Alle Radici
Fuori da tutto
Trump: disimpegno e isolazionismo. Se la Cina occupa lo spazio lasciato libero da Washington

Fuori dall’Oms, fuori dal Consiglio Onu per i Diritti umani, stop ai fondi all’Unrwa e via allo smantellamento dell’Usaid, l’agenzia del governo statunitense per gli aiuti internazionali. I primi passi della nuova amministrazione Trump sul piano del multilateralismo fanno pensare a una ridefinizione radicale del ruolo degli Stati Uniti nelle istituzioni internazionali. Questo disimpegno, però, non è un fenomeno isolato né senza precedenti: affonda le sue radici in un dibattito di lunga data sulla funzione e sull’opportunità del multilateralismo nella politica estera americana.
I precedenti
La tradizione isolazionista degli Usa ha sempre convissuto con un’aspirazione globale. Fin dalla dottrina Monroe (1823), Washington ha mostrato un’inclinazione a proteggere i propri interessi senza impegnarsi eccessivamente in alleanze permanenti.

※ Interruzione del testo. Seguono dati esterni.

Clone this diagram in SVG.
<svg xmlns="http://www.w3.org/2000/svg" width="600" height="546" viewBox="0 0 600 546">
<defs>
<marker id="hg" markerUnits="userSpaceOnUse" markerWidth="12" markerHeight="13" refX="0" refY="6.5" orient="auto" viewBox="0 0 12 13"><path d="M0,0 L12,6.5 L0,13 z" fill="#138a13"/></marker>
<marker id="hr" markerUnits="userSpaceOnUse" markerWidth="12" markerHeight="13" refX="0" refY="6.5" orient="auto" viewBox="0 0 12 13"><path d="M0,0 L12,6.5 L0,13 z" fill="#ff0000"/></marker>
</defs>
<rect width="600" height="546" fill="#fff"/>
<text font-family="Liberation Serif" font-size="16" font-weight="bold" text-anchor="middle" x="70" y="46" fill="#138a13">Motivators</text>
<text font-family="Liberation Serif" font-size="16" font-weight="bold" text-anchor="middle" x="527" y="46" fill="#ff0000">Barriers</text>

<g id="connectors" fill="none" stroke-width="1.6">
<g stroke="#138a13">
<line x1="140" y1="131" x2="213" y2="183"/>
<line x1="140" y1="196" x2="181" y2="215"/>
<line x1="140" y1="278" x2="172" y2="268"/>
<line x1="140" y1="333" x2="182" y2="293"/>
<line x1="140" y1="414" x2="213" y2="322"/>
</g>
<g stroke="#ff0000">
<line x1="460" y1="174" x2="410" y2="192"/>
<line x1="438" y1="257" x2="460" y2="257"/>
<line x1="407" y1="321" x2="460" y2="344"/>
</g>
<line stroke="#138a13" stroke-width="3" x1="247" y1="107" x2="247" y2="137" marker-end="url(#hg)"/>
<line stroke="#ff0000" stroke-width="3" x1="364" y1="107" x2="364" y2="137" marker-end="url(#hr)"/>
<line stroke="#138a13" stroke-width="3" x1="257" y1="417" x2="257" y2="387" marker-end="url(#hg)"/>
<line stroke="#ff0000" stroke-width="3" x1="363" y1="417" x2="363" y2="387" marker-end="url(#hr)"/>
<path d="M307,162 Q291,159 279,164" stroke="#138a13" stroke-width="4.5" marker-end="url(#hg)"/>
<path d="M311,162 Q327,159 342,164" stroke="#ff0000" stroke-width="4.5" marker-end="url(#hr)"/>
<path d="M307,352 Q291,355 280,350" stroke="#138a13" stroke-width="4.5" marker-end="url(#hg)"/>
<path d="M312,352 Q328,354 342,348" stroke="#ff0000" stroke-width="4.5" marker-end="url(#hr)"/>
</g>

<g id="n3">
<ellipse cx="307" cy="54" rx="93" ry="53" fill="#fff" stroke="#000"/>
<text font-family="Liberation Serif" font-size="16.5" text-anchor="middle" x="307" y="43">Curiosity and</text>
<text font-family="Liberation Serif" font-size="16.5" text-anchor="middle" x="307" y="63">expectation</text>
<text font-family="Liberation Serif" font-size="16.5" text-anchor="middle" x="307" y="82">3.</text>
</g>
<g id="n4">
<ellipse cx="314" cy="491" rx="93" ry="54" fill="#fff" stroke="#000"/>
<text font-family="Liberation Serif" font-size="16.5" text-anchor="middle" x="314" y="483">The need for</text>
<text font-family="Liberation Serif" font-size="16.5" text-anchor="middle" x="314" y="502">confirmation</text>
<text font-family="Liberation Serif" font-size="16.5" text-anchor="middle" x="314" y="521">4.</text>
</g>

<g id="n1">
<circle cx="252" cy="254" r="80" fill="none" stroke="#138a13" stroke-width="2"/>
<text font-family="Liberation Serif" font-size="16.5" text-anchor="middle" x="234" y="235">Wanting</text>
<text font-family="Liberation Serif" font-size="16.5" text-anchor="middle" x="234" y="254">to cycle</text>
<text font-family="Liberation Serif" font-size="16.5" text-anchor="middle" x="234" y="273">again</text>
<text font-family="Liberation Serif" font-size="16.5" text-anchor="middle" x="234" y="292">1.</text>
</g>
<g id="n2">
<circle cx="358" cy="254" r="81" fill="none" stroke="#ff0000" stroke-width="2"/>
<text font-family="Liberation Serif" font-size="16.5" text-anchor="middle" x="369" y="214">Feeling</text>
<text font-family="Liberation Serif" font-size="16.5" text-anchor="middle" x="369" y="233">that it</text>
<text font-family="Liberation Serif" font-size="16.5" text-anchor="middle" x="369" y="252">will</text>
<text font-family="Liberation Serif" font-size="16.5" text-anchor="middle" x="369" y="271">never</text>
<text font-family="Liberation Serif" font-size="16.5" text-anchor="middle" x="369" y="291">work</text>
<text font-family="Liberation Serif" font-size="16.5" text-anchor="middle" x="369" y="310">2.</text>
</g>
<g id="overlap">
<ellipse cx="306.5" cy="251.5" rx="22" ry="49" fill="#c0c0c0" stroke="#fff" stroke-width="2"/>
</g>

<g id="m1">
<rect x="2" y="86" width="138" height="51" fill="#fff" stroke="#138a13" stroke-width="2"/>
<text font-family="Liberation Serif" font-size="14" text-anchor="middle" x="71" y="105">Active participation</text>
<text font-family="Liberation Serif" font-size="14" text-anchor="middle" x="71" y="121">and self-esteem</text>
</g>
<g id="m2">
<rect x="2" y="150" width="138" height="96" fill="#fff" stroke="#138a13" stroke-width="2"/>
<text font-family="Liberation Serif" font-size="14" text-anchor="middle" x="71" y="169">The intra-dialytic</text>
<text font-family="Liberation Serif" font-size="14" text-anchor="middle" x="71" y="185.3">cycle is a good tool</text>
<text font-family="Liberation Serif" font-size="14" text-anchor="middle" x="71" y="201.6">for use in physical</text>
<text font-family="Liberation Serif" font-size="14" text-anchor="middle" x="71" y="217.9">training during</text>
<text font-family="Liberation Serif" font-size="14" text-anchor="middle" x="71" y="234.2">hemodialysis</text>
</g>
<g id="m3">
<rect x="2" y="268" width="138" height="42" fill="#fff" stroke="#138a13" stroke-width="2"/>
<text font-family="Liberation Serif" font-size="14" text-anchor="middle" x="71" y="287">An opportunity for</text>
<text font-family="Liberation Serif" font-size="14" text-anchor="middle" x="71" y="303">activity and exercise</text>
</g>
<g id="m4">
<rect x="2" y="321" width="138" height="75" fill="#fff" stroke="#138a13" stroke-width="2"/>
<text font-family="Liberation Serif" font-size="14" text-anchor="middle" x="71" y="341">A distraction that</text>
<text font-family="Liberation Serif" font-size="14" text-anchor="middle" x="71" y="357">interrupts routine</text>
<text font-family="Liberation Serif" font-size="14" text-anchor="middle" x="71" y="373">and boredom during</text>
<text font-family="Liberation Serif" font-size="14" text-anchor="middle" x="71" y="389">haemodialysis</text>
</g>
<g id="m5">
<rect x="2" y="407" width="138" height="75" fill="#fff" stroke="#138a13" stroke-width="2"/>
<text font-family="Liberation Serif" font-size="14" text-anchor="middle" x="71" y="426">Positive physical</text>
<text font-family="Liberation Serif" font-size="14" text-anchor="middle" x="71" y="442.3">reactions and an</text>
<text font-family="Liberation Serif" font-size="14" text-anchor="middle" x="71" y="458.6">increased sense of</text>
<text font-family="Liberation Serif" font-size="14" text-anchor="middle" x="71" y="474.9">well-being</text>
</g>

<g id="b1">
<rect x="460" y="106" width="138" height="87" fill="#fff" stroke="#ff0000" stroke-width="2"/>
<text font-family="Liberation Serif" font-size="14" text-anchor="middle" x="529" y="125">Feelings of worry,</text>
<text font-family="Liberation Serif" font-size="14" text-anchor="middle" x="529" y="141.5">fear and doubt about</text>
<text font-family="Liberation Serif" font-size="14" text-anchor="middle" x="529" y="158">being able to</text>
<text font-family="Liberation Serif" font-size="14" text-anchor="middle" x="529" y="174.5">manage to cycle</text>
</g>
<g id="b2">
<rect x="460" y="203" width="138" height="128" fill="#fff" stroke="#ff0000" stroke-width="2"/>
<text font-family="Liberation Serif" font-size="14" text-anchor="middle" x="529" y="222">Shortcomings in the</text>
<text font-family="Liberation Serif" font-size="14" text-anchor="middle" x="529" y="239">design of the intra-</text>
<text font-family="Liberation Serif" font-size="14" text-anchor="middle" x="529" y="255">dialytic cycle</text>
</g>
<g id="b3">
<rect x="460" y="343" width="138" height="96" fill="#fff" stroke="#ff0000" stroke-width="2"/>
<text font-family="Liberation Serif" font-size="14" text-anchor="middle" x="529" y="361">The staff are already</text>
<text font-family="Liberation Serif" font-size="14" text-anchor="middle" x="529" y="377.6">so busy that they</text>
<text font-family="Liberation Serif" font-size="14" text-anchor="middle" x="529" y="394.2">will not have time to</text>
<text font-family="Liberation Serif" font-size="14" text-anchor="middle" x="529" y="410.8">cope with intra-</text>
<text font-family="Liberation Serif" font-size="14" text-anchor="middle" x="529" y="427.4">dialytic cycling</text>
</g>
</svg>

Il precedente storico più significativo è il fallimento della Società delle Nazioni: creata nel 1919, voluta da Woodrow Wilson, ma affondata dal rifiuto del Senato americano, timoroso di vincoli a guerre future. Questo atteggiamento cambia dopo la fine della Seconda guerra mondiale, quando gli Stati Uniti si assumono la responsabilità di architettare un nuovo ordine internazionale, basato sulle regole e sulla cooperazione.
Il vincolo indebolito
Questo impegno, però, è stato spesso strumentale e condizionato dalle logiche della Guerra Fredda: il multilateralismo postbellico serviva a consolidare la leadership americana e a contenere l’Urss, più che a creare un sistema internazionale realmente condiviso. Con la fine della Guerra Fredda, si è indebolito il vincolo strategico che giustificava la partecipazione attiva americana a queste istituzioni. Già negli anni ’90 il Congresso comincia a frenare i finanziamenti all’Onu e a criticare le operazioni di peacekeeping. Ma è con George W. Bush, dopo l’11 settembre, che la diffidenza verso il multilateralismo diventa un principio guida – con il rifiuto del Protocollo di Kyoto, la guerra in Iraq senza mandato Onu e le critiche alla Corte Penale Internazionale.
Qual è il beneficio
Trump sta portando questa tendenza all’estremo, con un approccio dichiaratamente transazionale: gli Stati Uniti partecipano alle istituzioni internazionali solo se ne traggono un beneficio immediato e misurabile. Ciò implica una serie di rotture con l’assetto post-1945, “correzioni” necessarie per ripristinare la sovranità americana. Ma questa visione ignora un dato storico cruciale: il multilateralismo ha sempre servito, più che limitato, l’egemonia statunitense. Il disimpegno rischia di lasciare spazio a nuovi attori globali, come la Cina, che stanno occupando il vuoto lasciato da Washington nelle istituzioni internazionali.
Il ritiro dagli organismi multilaterali non ha dunque solo un impatto diretto sulla politica americana, ma riverberi profondi sull’ordine internazionale stesso. Il rischio è quello di preparare il terreno a un sistema più frammentato, in cui la forza del diritto cederà il passo al diritto della forza.